**Work to complete**.
Your task is to copy the listing exactly. Drop any pictures from the copy.

---

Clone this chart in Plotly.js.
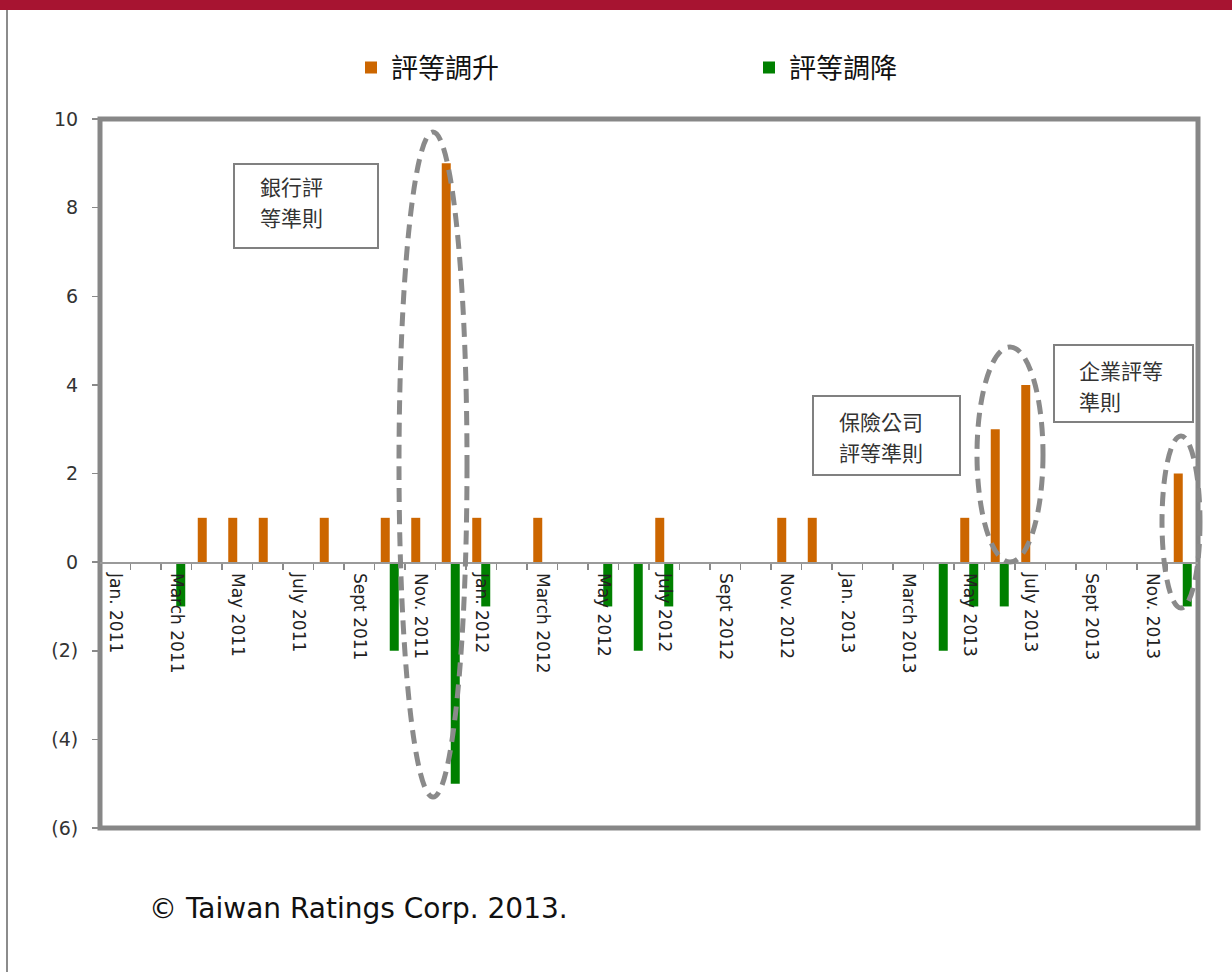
<!DOCTYPE html>
<html>
<head>
<meta charset="utf-8">
<script src="https://cdn.plot.ly/plotly-3.0.1.min.js"></script>
<style>html,body{margin:0;padding:0;background:#fff;overflow:hidden;}#chart{width:1232px;height:972px;}</style>
</head>
<body>
<div id="chart"></div>
<script>
// Months Jan 2011 .. Dec 2013
var months = [
  "2011-01","2011-02","2011-03","2011-04","2011-05","2011-06","2011-07","2011-08","2011-09","2011-10","2011-11","2011-12",
  "2012-01","2012-02","2012-03","2012-04","2012-05","2012-06","2012-07","2012-08","2012-09","2012-10","2012-11","2012-12",
  "2013-01","2013-02","2013-03","2013-04","2013-05","2013-06","2013-07","2013-08","2013-09","2013-10","2013-11","2013-12"
];
// 評等調升 (upgrades)
var upgrades = [
  0,0,0,1,1,1,0,1,0,1,1,9,
  1,0,1,0,0,0,1,0,0,0,1,1,
  0,0,0,0,1,3,4,0,0,0,0,2
];
// 評等調降 (downgrades)
var downgrades = [
  0,0,-1,0,0,0,0,0,0,-2,0,-5,
  -1,0,0,0,-1,-2,-1,0,0,0,0,0,
  0,0,0,-2,-1,-1,0,0,0,0,0,-1
];
var tickLabels = ["Jan. 2011","March 2011","May 2011","July 2011","Sept 2011","Nov. 2011",
  "Jan. 2012","March 2012","May 2012","July 2012","Sept 2012","Nov. 2012",
  "Jan. 2013","March 2013","May 2013","July 2013","Sept 2013","Nov. 2013"];
var yTickVals = [-6,-4,-2,0,2,4,6,8,10];
var yTickText = ["(6)","(4)","(2)","0","2","4","6","8","10"];
var seriesNames = ["評等調升","評等調降"];
var noteLines = [["銀行評","等準則"],["保險公司","評等準則"],["企業評等","準則"]];
var copyright = "© Taiwan Ratings Corp. 2013.";

// ticks: every month boundary, label every second month
var monthTickText = months.map(function(m,i){ return (i%2===0) ? tickLabels[i/2] : ""; });

// layout geometry helpers (pixel -> paper)
var L=100, R=1198, T=119, B=828;
function px(x){ return (x-L)/(R-L); }
function py(y){ return (B-y)/(B-T); }

var traces = [
  {type:"bar", name:seriesNames[0], x:months, y:upgrades, marker:{color:"#CC6600"}},
  {type:"bar", name:seriesNames[1], x:months, y:downgrades, marker:{color:"#008000"}}
];

var grayDash = {color:"#8a8a8a", width:5, dash:"14px,8px"};
var shapes = [
  {type:"rect", xref:"paper", yref:"paper", x0:px(-5), x1:px(1240), y0:py(10), y1:py(-5), fillcolor:"#A71431", line:{width:0}},
  {type:"line", xref:"paper", yref:"paper", x0:px(7), x1:px(7), y0:py(10), y1:py(975), line:{color:"#8c8c8c", width:2}},
  {type:"rect", xref:"paper", yref:"paper", x0:0, x1:1, y0:0, y1:1, line:{color:"#878787", width:5}, layer:"below"},
  {type:"rect", xref:"paper", yref:"paper", x0:px(234), x1:px(378), y0:py(248), y1:py(164), line:{color:"#808080", width:2}},
  {type:"rect", xref:"paper", yref:"paper", x0:px(813), x1:px(960), y0:py(475), y1:py(396), line:{color:"#808080", width:2}},
  {type:"rect", xref:"paper", yref:"paper", x0:px(1054), x1:px(1193), y0:py(422), y1:py(345), line:{color:"#808080", width:2}},
  {type:"circle", xref:"paper", yref:"paper", x0:px(399), x1:px(467), y0:py(797), y1:py(132), line:grayDash},
  {type:"circle", xref:"paper", yref:"paper", x0:px(977), x1:px(1043), y0:py(562), y1:py(347), line:grayDash},
  {type:"circle", xref:"paper", yref:"paper", x0:px(1162), x1:px(1200), y0:py(608), y1:py(436), line:grayDash}
];

var cjk = "Noto Sans CJK TC";
var noteFont = {family:cjk, size:21, color:"#333"};
// note positions: left x, first-line center y, second-line center y
var notePos = [[258,186,217],[837,421,452],[1077,370,401]];
var annotations = [];
noteLines.forEach(function(lines, k){
  lines.forEach(function(t, j){
    annotations.push({xref:"paper", yref:"paper", x:px(notePos[k][0]), y:py(notePos[k][1+j]),
      xanchor:"left", yanchor:"middle", align:"left", showarrow:false, text:t, font:noteFont});
  });
});
annotations.push({xref:"paper", yref:"paper", x:px(147), y:py(908), xanchor:"left", yanchor:"middle",
  showarrow:false, text:copyright, font:{family:"DejaVu Sans", size:28, color:"#111"}});

var layout = {
  width:1232, height:972,
  margin:{l:L, r:1232-R, t:T, b:972-B, pad:0, autoexpand:false},
  paper_bgcolor:"#fff", plot_bgcolor:"#fff",
  font:{family:"DejaVu Sans", color:"#333"},
  barmode:"group", bargap:0.41, bargroupgap:0,
  showlegend:true,
  legend:{orientation:"h", x:px(351), xanchor:"left", y:py(68), yanchor:"middle",
    entrywidth:353, entrywidthmode:"pixels", font:{family:cjk, size:27, color:"#111"}, bgcolor:"rgba(0,0,0,0)"},
  xaxis:{type:"category", categoryorder:"array", categoryarray:months,
    anchor:"free", position:(0-(-6))/16, automargin:false,
    tickmode:"array", tickvals:months, ticktext:monthTickText, tickson:"boundaries",
    ticks:"outside", ticklen:6, tickcolor:"#8a8a8a", tickwidth:1.5,
    tickangle:90, tickfont:{family:"DejaVu Sans", size:17, color:"#222"}, ticklabelstandoff:6,
    showline:true, linecolor:"#9a9a9a", linewidth:1.5, showgrid:false, zeroline:false,
    range:[-0.5,35.5], fixedrange:true},
  yaxis:{range:[-6,10], tickmode:"array", tickvals:yTickVals, ticktext:yTickText, automargin:false,
    ticks:"outside", ticklen:7, tickcolor:"#8a8a8a", tickwidth:1.5, ticklabelstandoff:10,
    tickfont:{family:"DejaVu Sans", size:19, color:"#333"},
    showline:false, showgrid:false, zeroline:false, fixedrange:true},
  shapes:shapes, annotations:annotations
};

Plotly.newPlot("chart", traces, layout, {displayModeBar:false, staticPlot:true});
</script>
</body>
</html>
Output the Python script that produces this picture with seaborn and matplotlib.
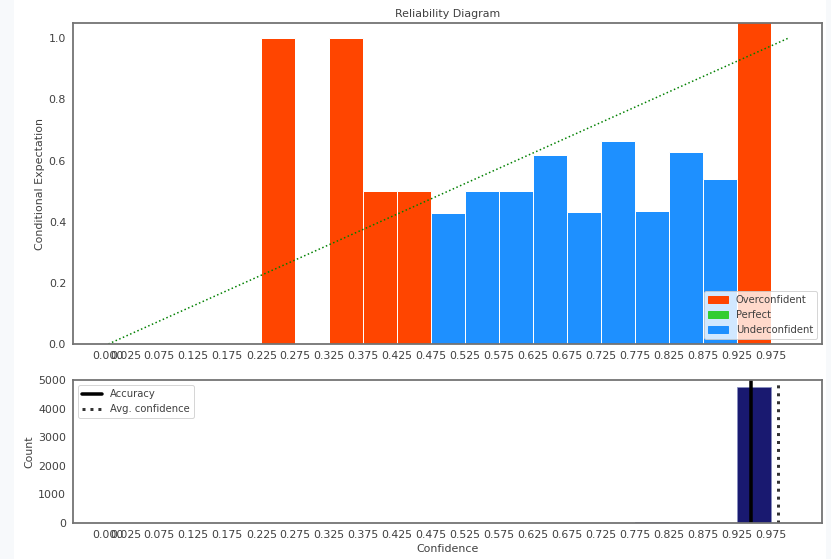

---

**Task response**.
Clone this chart in Plotly.js.
<!DOCTYPE html>
<html>
<head>
<meta charset="utf-8">
<script src="https://cdn.plot.ly/plotly-3.0.1.min.js"></script>
<style>html,body{margin:0;padding:0;background:#fff;overflow:hidden;}#chart{width:1232px;height:972px;}</style>
</head>
<body>
<div id="chart"></div>
<script>
// Months Jan 2011 .. Dec 2013
var months = [
  "2011-01","2011-02","2011-03","2011-04","2011-05","2011-06","2011-07","2011-08","2011-09","2011-10","2011-11","2011-12",
  "2012-01","2012-02","2012-03","2012-04","2012-05","2012-06","2012-07","2012-08","2012-09","2012-10","2012-11","2012-12",
  "2013-01","2013-02","2013-03","2013-04","2013-05","2013-06","2013-07","2013-08","2013-09","2013-10","2013-11","2013-12"
];
// 評等調升 (upgrades)
var upgrades = [
  0,0,0,1,1,1,0,1,0,1,1,9,
  1,0,1,0,0,0,1,0,0,0,1,1,
  0,0,0,0,1,3,4,0,0,0,0,2
];
// 評等調降 (downgrades)
var downgrades = [
  0,0,-1,0,0,0,0,0,0,-2,0,-5,
  -1,0,0,0,-1,-2,-1,0,0,0,0,0,
  0,0,0,-2,-1,-1,0,0,0,0,0,-1
];
var tickLabels = ["Jan. 2011","March 2011","May 2011","July 2011","Sept 2011","Nov. 2011",
  "Jan. 2012","March 2012","May 2012","July 2012","Sept 2012","Nov. 2012",
  "Jan. 2013","March 2013","May 2013","July 2013","Sept 2013","Nov. 2013"];
var yTickVals = [-6,-4,-2,0,2,4,6,8,10];
var yTickText = ["(6)","(4)","(2)","0","2","4","6","8","10"];
var seriesNames = ["評等調升","評等調降"];
var noteLines = [["銀行評","等準則"],["保險公司","評等準則"],["企業評等","準則"]];
var copyright = "© Taiwan Ratings Corp. 2013.";

// ticks: every month boundary, label every second month
var monthTickText = months.map(function(m,i){ return (i%2===0) ? tickLabels[i/2] : ""; });

// layout geometry helpers (pixel -> paper)
var L=100, R=1198, T=119, B=828;
function px(x){ return (x-L)/(R-L); }
function py(y){ return (B-y)/(B-T); }

var traces = [
  {type:"bar", name:seriesNames[0], x:months, y:upgrades, marker:{color:"#CC6600"}},
  {type:"bar", name:seriesNames[1], x:months, y:downgrades, marker:{color:"#008000"}}
];

var grayDash = {color:"#8a8a8a", width:5, dash:"14px,8px"};
var shapes = [
  {type:"rect", xref:"paper", yref:"paper", x0:px(-5), x1:px(1240), y0:py(10), y1:py(-5), fillcolor:"#A71431", line:{width:0}},
  {type:"line", xref:"paper", yref:"paper", x0:px(7), x1:px(7), y0:py(10), y1:py(975), line:{color:"#8c8c8c", width:2}},
  {type:"rect", xref:"paper", yref:"paper", x0:0, x1:1, y0:0, y1:1, line:{color:"#878787", width:5}, layer:"below"},
  {type:"rect", xref:"paper", yref:"paper", x0:px(234), x1:px(378), y0:py(248), y1:py(164), line:{color:"#808080", width:2}},
  {type:"rect", xref:"paper", yref:"paper", x0:px(813), x1:px(960), y0:py(475), y1:py(396), line:{color:"#808080", width:2}},
  {type:"rect", xref:"paper", yref:"paper", x0:px(1054), x1:px(1193), y0:py(422), y1:py(345), line:{color:"#808080", width:2}},
  {type:"circle", xref:"paper", yref:"paper", x0:px(399), x1:px(467), y0:py(797), y1:py(132), line:grayDash},
  {type:"circle", xref:"paper", yref:"paper", x0:px(977), x1:px(1043), y0:py(562), y1:py(347), line:grayDash},
  {type:"circle", xref:"paper", yref:"paper", x0:px(1162), x1:px(1200), y0:py(608), y1:py(436), line:grayDash}
];

var cjk = "Noto Sans CJK TC";
var noteFont = {family:cjk, size:21, color:"#333"};
// note positions: left x, first-line center y, second-line center y
var notePos = [[258,186,217],[837,421,452],[1077,370,401]];
var annotations = [];
noteLines.forEach(function(lines, k){
  lines.forEach(function(t, j){
    annotations.push({xref:"paper", yref:"paper", x:px(notePos[k][0]), y:py(notePos[k][1+j]),
      xanchor:"left", yanchor:"middle", align:"left", showarrow:false, text:t, font:noteFont});
  });
});
annotations.push({xref:"paper", yref:"paper", x:px(147), y:py(908), xanchor:"left", yanchor:"middle",
  showarrow:false, text:copyright, font:{family:"DejaVu Sans", size:28, color:"#111"}});

var layout = {
  width:1232, height:972,
  margin:{l:L, r:1232-R, t:T, b:972-B, pad:0, autoexpand:false},
  paper_bgcolor:"#fff", plot_bgcolor:"#fff",
  font:{family:"DejaVu Sans", color:"#333"},
  barmode:"group", bargap:0.41, bargroupgap:0,
  showlegend:true,
  legend:{orientation:"h", x:px(351), xanchor:"left", y:py(68), yanchor:"middle",
    entrywidth:353, entrywidthmode:"pixels", font:{family:cjk, size:27, color:"#111"}, bgcolor:"rgba(0,0,0,0)"},
  xaxis:{type:"category", categoryorder:"array", categoryarray:months,
    anchor:"free", position:(0-(-6))/16, automargin:false,
    tickmode:"array", tickvals:months, ticktext:monthTickText, tickson:"boundaries",
    ticks:"outside", ticklen:6, tickcolor:"#8a8a8a", tickwidth:1.5,
    tickangle:90, tickfont:{family:"DejaVu Sans", size:17, color:"#222"}, ticklabelstandoff:6,
    showline:true, linecolor:"#9a9a9a", linewidth:1.5, showgrid:false, zeroline:false,
    range:[-0.5,35.5], fixedrange:true},
  yaxis:{range:[-6,10], tickmode:"array", tickvals:yTickVals, ticktext:yTickText, automargin:false,
    ticks:"outside", ticklen:7, tickcolor:"#8a8a8a", tickwidth:1.5, ticklabelstandoff:10,
    tickfont:{family:"DejaVu Sans", size:19, color:"#333"},
    showline:false, showgrid:false, zeroline:false, fixedrange:true},
  shapes:shapes, annotations:annotations
};

Plotly.newPlot("chart", traces, layout, {displayModeBar:false, staticPlot:true});
</script>
</body>
</html>
Output the Python script that produces this picture with seaborn and matplotlib.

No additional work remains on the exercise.